§ **Short exercise**:
Below is a listing to write out in full, exactly as given, without its pictures.

==== Recorded information

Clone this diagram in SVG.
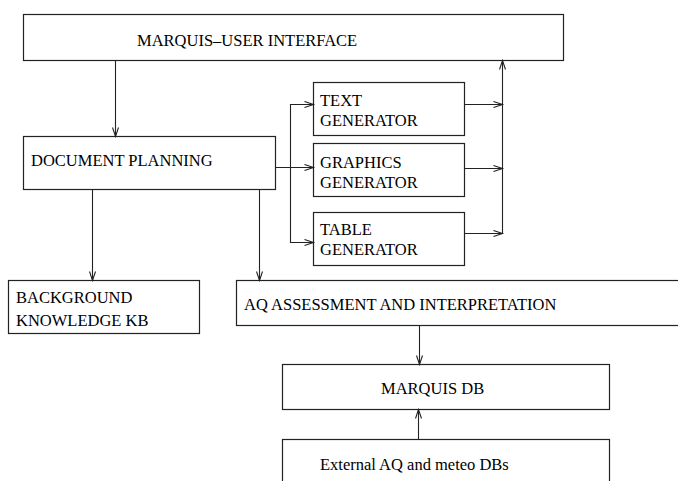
<svg xmlns="http://www.w3.org/2000/svg" width="678" height="481" viewBox="0 0 678 481">
<style>
.box{fill:#fff;stroke:#222;stroke-width:1.2}
.t{font-family:"Liberation Serif","Times New Roman",serif;font-size:16.5px;fill:#000}
.c{fill:none;stroke:#222;stroke-width:1.1}
</style>
<defs>
<marker id="arr" markerUnits="userSpaceOnUse" markerWidth="12" markerHeight="8" refX="10" refY="4" orient="auto">
<path d="M1,1 L10,4 L1,7" fill="none" stroke="#222" stroke-width="1.1"/>
</marker>
</defs>
<rect width="678" height="481" fill="#fff"/>
<g id="ui"><rect class="box" x="23.5" y="14.5" width="540" height="46"/><text class="t" x="137" y="46">MARQUIS–USER INTERFACE</text></g>
<g id="docplan"><rect class="box" x="23.5" y="136.5" width="252" height="53"/><text class="t" x="31" y="166">DOCUMENT PLANNING</text></g>
<g id="textgen"><rect class="box" x="313.5" y="82.5" width="151" height="53"/><text class="t" x="320" y="106">TEXT</text><text class="t" x="320" y="125.5">GENERATOR</text></g>
<g id="graphgen"><rect class="box" x="313.5" y="143.5" width="151" height="53"/><text class="t" x="320" y="168">GRAPHICS</text><text class="t" x="320" y="187.5">GENERATOR</text></g>
<g id="tablegen"><rect class="box" x="313.5" y="212.5" width="151" height="53"/><text class="t" x="320" y="235">TABLE</text><text class="t" x="320" y="254.5">GENERATOR</text></g>
<g id="background"><rect class="box" x="8.5" y="280.5" width="191" height="53"/><text class="t" x="16" y="303">BACKGROUND</text><text class="t" x="16" y="326">KNOWLEDGE KB</text></g>
<g id="aq"><rect class="box" x="236.5" y="280.5" width="460" height="45"/><text class="t" x="244" y="310">AQ ASSESSMENT AND INTERPRETATION</text></g>
<g id="marquisdb"><rect class="box" x="282.5" y="364.5" width="327" height="45"/><text class="t" x="381" y="394">MARQUIS DB</text></g>
<g id="external"><rect class="box" x="282.5" y="439.5" width="327" height="60"/><text class="t" x="320" y="470">External AQ and meteo DBs</text></g>
<g id="connectors">
<path class="c" d="M115.5,60.5 V136.5" marker-end="url(#arr)"/>
<path class="c" d="M275.5,167.5 H313.5" marker-end="url(#arr)"/>
<path class="c" d="M290.5,167.5 V104.5 H313.5" marker-end="url(#arr)"/>
<path class="c" d="M290.5,167.5 V242.5 H313.5" marker-end="url(#arr)"/>
<path class="c" d="M464.5,104.5 H502.5" marker-end="url(#arr)"/>
<path class="c" d="M464.5,168.5 H502.5" marker-end="url(#arr)"/>
<path class="c" d="M464.5,233.5 H502.5" marker-end="url(#arr)"/>
<path class="c" d="M502.5,233.5 V60.5" marker-end="url(#arr)"/>
<path class="c" d="M92.5,189.5 V280.5" marker-end="url(#arr)"/>
<path class="c" d="M259.5,189.5 V280.5" marker-end="url(#arr)"/>
<path class="c" d="M419.5,325.5 V364.5" marker-end="url(#arr)"/>
<path class="c" d="M418.5,439.5 V409.5" marker-end="url(#arr)"/>
</g>
</svg>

========

§ **Solution for this exercise**:
Clone this diagram in SVG.
<svg xmlns="http://www.w3.org/2000/svg" width="678" height="481" viewBox="0 0 678 481">
<style>
.box{fill:#fff;stroke:#222;stroke-width:1.2}
.t{font-family:"Liberation Serif","Times New Roman",serif;font-size:16.5px;fill:#000}
.c{fill:none;stroke:#222;stroke-width:1.1}
</style>
<defs>
<marker id="arr" markerUnits="userSpaceOnUse" markerWidth="12" markerHeight="8" refX="10" refY="4" orient="auto">
<path d="M1,1 L10,4 L1,7" fill="none" stroke="#222" stroke-width="1.1"/>
</marker>
</defs>
<rect width="678" height="481" fill="#fff"/>
<g id="ui"><rect class="box" x="23.5" y="14.5" width="540" height="46"/><text class="t" x="137" y="46">MARQUIS–USER INTERFACE</text></g>
<g id="docplan"><rect class="box" x="23.5" y="136.5" width="252" height="53"/><text class="t" x="31" y="166">DOCUMENT PLANNING</text></g>
<g id="textgen"><rect class="box" x="313.5" y="82.5" width="151" height="53"/><text class="t" x="320" y="106">TEXT</text><text class="t" x="320" y="125.5">GENERATOR</text></g>
<g id="graphgen"><rect class="box" x="313.5" y="143.5" width="151" height="53"/><text class="t" x="320" y="168">GRAPHICS</text><text class="t" x="320" y="187.5">GENERATOR</text></g>
<g id="tablegen"><rect class="box" x="313.5" y="212.5" width="151" height="53"/><text class="t" x="320" y="235">TABLE</text><text class="t" x="320" y="254.5">GENERATOR</text></g>
<g id="background"><rect class="box" x="8.5" y="280.5" width="191" height="53"/><text class="t" x="16" y="303">BACKGROUND</text><text class="t" x="16" y="326">KNOWLEDGE KB</text></g>
<g id="aq"><rect class="box" x="236.5" y="280.5" width="460" height="45"/><text class="t" x="244" y="310">AQ ASSESSMENT AND INTERPRETATION</text></g>
<g id="marquisdb"><rect class="box" x="282.5" y="364.5" width="327" height="45"/><text class="t" x="381" y="394">MARQUIS DB</text></g>
<g id="external"><rect class="box" x="282.5" y="439.5" width="327" height="60"/><text class="t" x="320" y="470">External AQ and meteo DBs</text></g>
<g id="connectors">
<path class="c" d="M115.5,60.5 V136.5" marker-end="url(#arr)"/>
<path class="c" d="M275.5,167.5 H313.5" marker-end="url(#arr)"/>
<path class="c" d="M290.5,167.5 V104.5 H313.5" marker-end="url(#arr)"/>
<path class="c" d="M290.5,167.5 V242.5 H313.5" marker-end="url(#arr)"/>
<path class="c" d="M464.5,104.5 H502.5" marker-end="url(#arr)"/>
<path class="c" d="M464.5,168.5 H502.5" marker-end="url(#arr)"/>
<path class="c" d="M464.5,233.5 H502.5" marker-end="url(#arr)"/>
<path class="c" d="M502.5,233.5 V60.5" marker-end="url(#arr)"/>
<path class="c" d="M92.5,189.5 V280.5" marker-end="url(#arr)"/>
<path class="c" d="M259.5,189.5 V280.5" marker-end="url(#arr)"/>
<path class="c" d="M419.5,325.5 V364.5" marker-end="url(#arr)"/>
<path class="c" d="M418.5,439.5 V409.5" marker-end="url(#arr)"/>
</g>
</svg>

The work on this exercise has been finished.